Racisms

by Samuel James

#MeToo Shock

The social-media storm created by the #MeToo Twitter hashtag really shocked me last month. The Me Too movement itself isn’t shocking. It’s not new. Tarana Burke started it more than 10 years ago, back in the MySpace days. I also wasn’t shocked by the number of women who were talking about the harassment and abuse they’ve suffered. If you’re paying attention at all, you must have some idea how much harassment and abuse is out there. Perhaps naively, I actually felt a little hopeful knowing so many women and gay people and trans folks felt safe enough to speak out.

I expected the pushback from men, so that didn’t shock me, either. What was so surprising was just how familiar that pushback felt to me. To be clear, I’m not implying that I fully appreciate what it’s like to be harassed and abused as a woman. I do not know that experience, but I am familiar with a certain kind of reaction to it.

On so many threads, I saw man after man saying at least one, if not all, of the following:

a: “It’s not that bad.”

b: “I’m sure he didn’t mean it like that.”

And my favorite …

c: “Harassment happens on both sides.”

All my life, whenever I’ve brought up racism to certain white people, I’ve been told it wasn’t that bad, and that they didn’t mean it like that, and that it happens on both sides. None of those responses have ever been true. Not once, and here’s why:

a: If you are a man/white person, you cannot gauge whether sexism/racism is that bad — whatever that may be. You may think you have a comparable experience. You do not.

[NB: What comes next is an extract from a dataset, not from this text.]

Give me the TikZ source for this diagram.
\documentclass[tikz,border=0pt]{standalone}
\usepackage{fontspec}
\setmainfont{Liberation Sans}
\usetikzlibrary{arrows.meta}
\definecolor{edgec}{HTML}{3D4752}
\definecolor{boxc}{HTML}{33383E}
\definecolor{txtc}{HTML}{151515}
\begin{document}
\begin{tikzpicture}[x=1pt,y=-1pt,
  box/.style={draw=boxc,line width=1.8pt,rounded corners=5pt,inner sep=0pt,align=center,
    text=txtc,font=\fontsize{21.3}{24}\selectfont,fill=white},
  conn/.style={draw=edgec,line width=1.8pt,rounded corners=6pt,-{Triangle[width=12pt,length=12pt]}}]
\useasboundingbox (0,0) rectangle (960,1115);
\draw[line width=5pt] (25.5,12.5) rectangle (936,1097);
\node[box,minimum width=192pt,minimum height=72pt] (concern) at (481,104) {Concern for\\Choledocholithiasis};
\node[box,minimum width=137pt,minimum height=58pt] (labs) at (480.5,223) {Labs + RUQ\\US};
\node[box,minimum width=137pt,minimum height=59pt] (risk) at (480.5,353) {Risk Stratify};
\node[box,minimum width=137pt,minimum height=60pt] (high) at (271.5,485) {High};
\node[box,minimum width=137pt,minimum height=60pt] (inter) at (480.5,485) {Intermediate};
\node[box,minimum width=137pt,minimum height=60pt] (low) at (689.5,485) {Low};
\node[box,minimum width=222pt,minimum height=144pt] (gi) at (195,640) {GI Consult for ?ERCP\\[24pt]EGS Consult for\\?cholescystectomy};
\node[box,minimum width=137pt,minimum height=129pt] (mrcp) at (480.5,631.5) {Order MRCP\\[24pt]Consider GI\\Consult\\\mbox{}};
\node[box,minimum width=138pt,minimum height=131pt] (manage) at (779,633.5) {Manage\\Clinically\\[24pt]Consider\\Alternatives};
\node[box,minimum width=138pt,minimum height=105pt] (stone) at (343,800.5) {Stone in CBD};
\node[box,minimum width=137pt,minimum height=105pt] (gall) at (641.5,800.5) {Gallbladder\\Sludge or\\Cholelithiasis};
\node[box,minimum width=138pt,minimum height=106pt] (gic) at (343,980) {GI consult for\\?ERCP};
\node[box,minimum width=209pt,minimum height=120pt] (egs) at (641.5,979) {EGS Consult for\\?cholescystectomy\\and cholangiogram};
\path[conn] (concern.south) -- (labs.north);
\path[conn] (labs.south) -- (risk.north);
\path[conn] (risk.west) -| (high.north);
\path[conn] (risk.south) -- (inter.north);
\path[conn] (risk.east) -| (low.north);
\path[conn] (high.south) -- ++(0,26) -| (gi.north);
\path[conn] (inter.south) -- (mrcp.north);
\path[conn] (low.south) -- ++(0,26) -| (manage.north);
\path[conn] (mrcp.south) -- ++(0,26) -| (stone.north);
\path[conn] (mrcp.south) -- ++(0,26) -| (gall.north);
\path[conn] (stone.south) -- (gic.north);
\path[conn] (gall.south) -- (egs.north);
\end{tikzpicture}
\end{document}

b: If you are a man/white person, you don’t know if the sexist/racist “meant it like that,” either, but only someone unaffected by such problems would think intention even mattered. It doesn’t. At all. What matters is what happens, not what doesn’t happen. If you’re trying to save someone’s life but you kill them instead, what you were trying to do may matter to you, but it sure as shit doesn’t matter to the person who just died. “Road to hell…” and all that.

Also, he totally meant it like that.

One other point: I’ve been on 13 flights so far this year, four of them out of Portland, and I was pulled out of line — or “randomly selected” — for additional screening before boarding every single one of them. I don’t know if the people searching me thought of themselves as racists. I’m sure most of them didn’t, but 13 out of 13 means what they think of themselves isn’t worth shit to me or anyone else. There are symptoms and there are diseases.

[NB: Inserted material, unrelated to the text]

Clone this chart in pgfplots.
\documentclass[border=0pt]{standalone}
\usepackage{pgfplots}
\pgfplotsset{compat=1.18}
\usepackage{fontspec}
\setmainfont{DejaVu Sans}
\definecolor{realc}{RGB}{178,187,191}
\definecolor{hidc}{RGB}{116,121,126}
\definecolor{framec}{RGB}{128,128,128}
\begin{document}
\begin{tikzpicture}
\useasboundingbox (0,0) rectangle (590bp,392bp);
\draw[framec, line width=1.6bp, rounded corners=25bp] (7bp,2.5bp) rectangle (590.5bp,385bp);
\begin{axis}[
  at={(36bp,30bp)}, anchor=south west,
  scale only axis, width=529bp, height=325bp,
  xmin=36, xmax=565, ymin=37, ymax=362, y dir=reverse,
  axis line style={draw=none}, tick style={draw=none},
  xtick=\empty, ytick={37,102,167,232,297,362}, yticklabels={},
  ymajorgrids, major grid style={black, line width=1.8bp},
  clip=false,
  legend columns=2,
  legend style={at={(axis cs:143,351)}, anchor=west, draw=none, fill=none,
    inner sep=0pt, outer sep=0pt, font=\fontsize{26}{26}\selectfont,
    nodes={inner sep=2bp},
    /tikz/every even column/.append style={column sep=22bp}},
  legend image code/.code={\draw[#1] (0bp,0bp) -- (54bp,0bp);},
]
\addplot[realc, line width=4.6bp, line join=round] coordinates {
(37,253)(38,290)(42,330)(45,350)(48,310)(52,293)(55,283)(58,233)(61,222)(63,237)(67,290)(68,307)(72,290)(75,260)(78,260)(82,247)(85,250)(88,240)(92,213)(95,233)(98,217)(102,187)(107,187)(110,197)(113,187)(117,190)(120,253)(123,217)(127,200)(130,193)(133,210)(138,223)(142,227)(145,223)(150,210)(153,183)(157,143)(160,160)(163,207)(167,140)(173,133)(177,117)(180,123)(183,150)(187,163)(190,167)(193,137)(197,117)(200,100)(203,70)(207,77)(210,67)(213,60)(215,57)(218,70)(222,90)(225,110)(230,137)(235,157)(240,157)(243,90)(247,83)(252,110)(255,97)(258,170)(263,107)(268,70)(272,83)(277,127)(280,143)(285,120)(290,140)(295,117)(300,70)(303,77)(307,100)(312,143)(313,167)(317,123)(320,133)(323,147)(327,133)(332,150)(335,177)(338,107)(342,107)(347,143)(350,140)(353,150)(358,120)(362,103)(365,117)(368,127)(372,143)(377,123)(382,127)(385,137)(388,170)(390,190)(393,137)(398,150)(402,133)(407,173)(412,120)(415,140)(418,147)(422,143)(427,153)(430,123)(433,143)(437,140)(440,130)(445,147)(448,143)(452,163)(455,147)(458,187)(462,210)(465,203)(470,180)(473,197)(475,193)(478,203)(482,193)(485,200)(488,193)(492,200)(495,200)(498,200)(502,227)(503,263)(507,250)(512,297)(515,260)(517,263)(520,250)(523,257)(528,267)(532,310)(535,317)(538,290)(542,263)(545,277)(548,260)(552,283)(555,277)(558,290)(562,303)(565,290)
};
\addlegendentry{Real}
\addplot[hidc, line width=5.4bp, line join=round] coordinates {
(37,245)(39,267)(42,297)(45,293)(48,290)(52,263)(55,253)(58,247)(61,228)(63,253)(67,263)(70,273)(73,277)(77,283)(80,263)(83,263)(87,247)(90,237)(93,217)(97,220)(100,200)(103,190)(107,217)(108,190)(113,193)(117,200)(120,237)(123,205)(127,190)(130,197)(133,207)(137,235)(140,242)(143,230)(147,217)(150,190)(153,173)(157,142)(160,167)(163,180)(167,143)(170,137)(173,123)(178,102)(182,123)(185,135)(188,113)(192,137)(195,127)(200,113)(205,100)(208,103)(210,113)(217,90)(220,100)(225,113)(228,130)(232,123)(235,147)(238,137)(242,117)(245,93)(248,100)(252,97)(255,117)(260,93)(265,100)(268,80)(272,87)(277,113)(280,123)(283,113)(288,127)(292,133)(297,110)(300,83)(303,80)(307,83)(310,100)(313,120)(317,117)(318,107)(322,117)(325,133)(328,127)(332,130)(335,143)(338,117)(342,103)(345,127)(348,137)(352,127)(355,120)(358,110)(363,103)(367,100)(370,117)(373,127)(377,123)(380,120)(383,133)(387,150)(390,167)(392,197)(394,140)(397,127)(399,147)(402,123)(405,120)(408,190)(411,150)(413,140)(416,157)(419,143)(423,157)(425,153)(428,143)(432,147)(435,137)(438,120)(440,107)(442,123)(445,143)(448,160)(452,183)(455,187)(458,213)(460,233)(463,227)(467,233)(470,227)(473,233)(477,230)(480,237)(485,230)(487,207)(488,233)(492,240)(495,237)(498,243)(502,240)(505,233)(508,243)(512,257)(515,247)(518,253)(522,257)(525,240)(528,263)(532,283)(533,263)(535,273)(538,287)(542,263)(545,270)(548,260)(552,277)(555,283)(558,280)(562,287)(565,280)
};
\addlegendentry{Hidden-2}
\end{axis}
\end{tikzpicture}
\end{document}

c: The “both sides” thing. Look, there are two sides here, but they aren’t what you think. When a white person doesn’t like black people because of the color of our skin, an entirely different thing happens than when it’s the other way around. When a white person doesn’t like black people because of the color of our skin, we don’t get hired, or we get fired, or we get followed around a store, or we get arrested, or we get legally murdered by vigilantes and police and average citizens and all manner of other scared white people.

When black people don’t like white people because of the color of their skin, well, you probably won’t hear about it, due to the fear of all the consequences I just mentioned. But on the off chance you do hear about it, I’m sure something happens. I haven’t really heard of anything, though. Probably hurt feelings, I guess. I don’t know.

A female friend once described this dynamic to me from her perspective: “Men call us crazy, but they kill us.” The most recent report I can find ranks Maine the ninth highest among the 50 states based on the rate its women are killed by men.

I often hear people present the answer to these problems as, “We all need to listen to each other more.” That is not true. Women/people of color do not need to listen to men/white people more. We are forced to do so, constantly. No, it is the people with the power who need to listen to the people without the power. Because, more often than not, it is at the expense of the powerless that the powerful are so.